Visionary science fiction novelist Edgar Rice Burroughs (1875-1950) was born on this day in Chicago, Illinois; his father was a Union Major in the Civil War.
"There is a vast difference between seeing life and living life," he once said.
From remote Mars to the deep North African jungle, ERB created over 90 tales of fantasy and imagination, celebrating the enduring spirit of mankind.
"Psychologists tell me that... too close a scrutiny of my mental activities might prove anything but flattering," he wrote in Warlord of Mars (1913), one of the 11 John Carter of Mars books, a popular pulp fiction series. David Innes in the Inner World and Carson Napier on Venus were more of his creations.
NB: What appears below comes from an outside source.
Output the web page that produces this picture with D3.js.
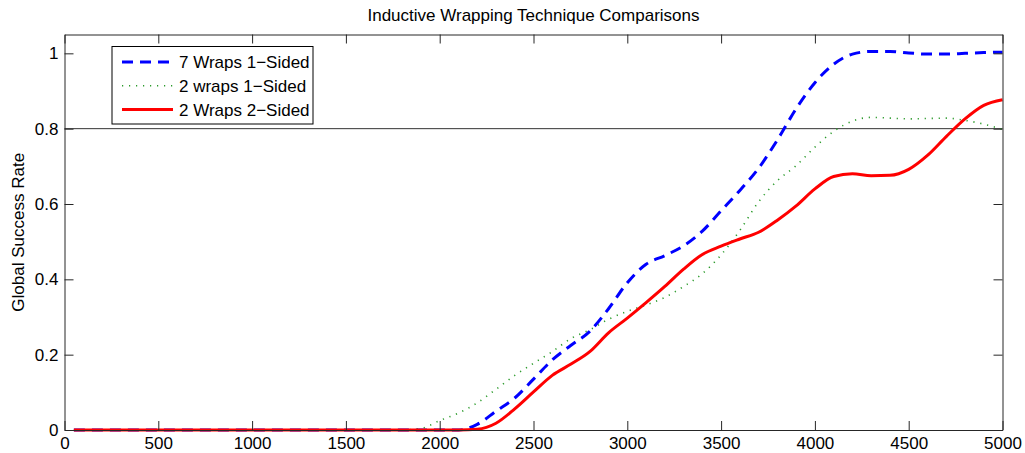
<!DOCTYPE html>
<html>
<head>
<meta charset="utf-8">
<style>
html, body { margin: 0; background: #fff; }
text { font-family: "Liberation Sans", Arial, sans-serif; fill: #000; }
.axis path { stroke: #262626; }
.axis line { stroke: #262626; }
</style>
<script src="https://d3js.org/d3.v7.min.js"></script>
</head>
<body>
<svg id="chart" width="1025" height="453"></svg>
<script>
// x positions (samples) shared by all series
var xs = [50, 500, 1000, 1500, 1800, 1900, 2000, 2100, 2200, 2300, 2400, 2500, 2600, 2700, 2800, 2900,
          3000, 3100, 3200, 3300, 3400, 3500, 3600, 3700, 3800, 3900,
          4000, 4100, 4200, 4300, 4400, 4500, 4600, 4700, 4800, 4900, 5000];

var sevenWraps1 = [0, 0, 0, 0, 0, 0, 0, 0, 0.015, 0.05, 0.085, 0.135, 0.186, 0.225, 0.262, 0.322,
                   0.391, 0.44, 0.463, 0.489, 0.528, 0.582, 0.636, 0.695, 0.77, 0.853,
                   0.922, 0.971, 0.998, 1.005, 1.005, 1.001, 0.998, 0.998, 1.0, 1.002, 1.003];

var twoWraps1 = [0, 0, 0, 0, 0, 0.004, 0.025, 0.045, 0.072, 0.108, 0.145, 0.177, 0.208, 0.243, 0.266, 0.294,
                 0.315, 0.332, 0.352, 0.381, 0.415, 0.465, 0.53, 0.606, 0.662, 0.702,
                 0.751, 0.793, 0.82, 0.83, 0.828, 0.826, 0.827, 0.828, 0.822, 0.812, 0.798];

var twoWraps2 = [0, 0, 0, 0, 0, 0, 0, 0, 0.002, 0.018, 0.056, 0.101, 0.145, 0.175, 0.208, 0.258,
                 0.297, 0.338, 0.381, 0.427, 0.466, 0.488, 0.507, 0.525, 0.557, 0.595,
                 0.64, 0.673, 0.68, 0.675, 0.676, 0.692, 0.729, 0.779, 0.826, 0.862, 0.877];

var seriesNames = ["7 Wraps 1\u2212Sided", "2 wraps 1\u2212Sided", "2 Wraps 2\u2212Sided"];
var xTicks = [0, 500, 1000, 1500, 2000, 2500, 3000, 3500, 4000, 4500, 5000];
var yTicks = [0, 0.2, 0.4, 0.6, 0.8, 1];
var refLevel = 0.8;

var svg = d3.select("#chart");
var plotL = 64.5, plotR = 1002.5, plotT = 34.5, plotB = 430;
var fs = "17px";

var x = d3.scaleLinear().domain([0, 5000]).range([plotL, plotR]);
var y = d3.scaleLinear().domain([0, 1.05]).range([plotB, plotT]);

// title and y label
svg.append("text")
    .attr("x", (plotL + plotR) / 2)
    .attr("y", 21)
    .attr("text-anchor", "middle")
    .style("font-size", fs)
    .text("Inductive Wrapping Technique Comparisons");

svg.append("text")
    .attr("transform", "translate(24," + ((plotT + plotB) / 2) + ") rotate(-90)")
    .attr("text-anchor", "middle")
    .style("font-size", fs)
    .text("Global Success Rate");

// reference line
svg.append("line")
    .attr("x1", plotL).attr("x2", plotR)
    .attr("y1", y(refLevel)).attr("y2", y(refLevel))
    .attr("stroke", "#333").attr("stroke-width", 1);

// series
var styles = [
  {data: sevenWraps1, color: "#0000ff", width: 3, dash: "11,7"},
  {data: twoWraps1, color: "#2a9a2a", width: 1.6, dash: "1.2,5.8"},
  {data: twoWraps2, color: "#ff0000", width: 3, dash: null}
];

var line = d3.line()
    .x(function(d) { return x(d[0]); })
    .y(function(d) { return y(d[1]); })
    .curve(d3.curveMonotoneX);

styles.forEach(function(s) {
  svg.append("path")
      .datum(xs.map(function(v, i) { return [v, s.data[i]]; }))
      .attr("fill", "none")
      .attr("stroke", s.color)
      .attr("stroke-width", s.width)
      .attr("stroke-dasharray", s.dash)
      .attr("d", line);
});

// axes (ticks inside, box around)
var fmt = function(d) { return d; };
svg.append("g").attr("class", "axis")
    .attr("transform", "translate(0," + plotB + ")")
    .call(d3.axisBottom(x).tickValues(xTicks).tickFormat(fmt).tickSizeInner(-9).tickSizeOuter(0).tickPadding(7))
    .call(function(g) { g.selectAll("text").style("font-size", fs); });

svg.append("g").attr("class", "axis")
    .attr("transform", "translate(0," + plotT + ")")
    .call(d3.axisTop(x).tickValues(xTicks).tickFormat("").tickSizeInner(-9).tickSizeOuter(0));

svg.append("g").attr("class", "axis")
    .attr("transform", "translate(" + plotL + ",0)")
    .call(d3.axisLeft(y).tickValues(yTicks).tickFormat(fmt).tickSizeInner(-9).tickSizeOuter(0).tickPadding(6))
    .call(function(g) { g.selectAll("text").style("font-size", fs); });

svg.append("g").attr("class", "axis")
    .attr("transform", "translate(" + plotR + ",0)")
    .call(d3.axisRight(y).tickValues(yTicks).tickFormat("").tickSizeInner(-9).tickSizeOuter(0));

// legend
var leg = svg.append("g");
leg.append("rect")
    .attr("x", 112).attr("y", 46.5).attr("width", 201).attr("height", 77.5)
    .attr("fill", "#fff").attr("stroke", "#000").attr("stroke-width", 1);

styles.forEach(function(s, i) {
  var ly = 62 + i * 23.8;
  leg.append("line")
      .attr("x1", 122).attr("x2", 173)
      .attr("y1", ly).attr("y2", ly)
      .attr("stroke", s.color)
      .attr("stroke-width", s.width)
      .attr("stroke-dasharray", s.dash);
  leg.append("text")
      .attr("x", 179).attr("y", ly)
      .attr("dy", "0.35em")
      .style("font-size", fs)
      .text(seriesNames[i]);
});
</script>
</body>
</html>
"I write to escape ... to escape poverty," he once joked and chose writing after drifting in and out of a kaleidoscope of menial jobs and failed business ventures.
Burroughs penned one of fiction's most memorable characters, Tarzan--the son of Lord Greystoke who was abandoned in Africa and raised by apes. "I find I can write better about places I've never seen than those I have seen," Burroughs explained about his colorful imagination.
The first of some 25 sequels, Tarzan of the Apes (1914) was followed by a successful motion picture of the same name in 1918. In 1932, another film version with Olympic swimmer Johnny Weissmuller as Tarzan and Maureen O’Sullivan as Jane brought even more fame to the writer and his characters.
As potent as the heroic writings of Joseph Campbell, the words of Burroughs inspired Jane Goodall, Ronald Reagan, George Lucas, and others. As writer Ray Bradbury once observed: "Edgar Rice Burroughs... has probably changed more destinies than any other writer in American history."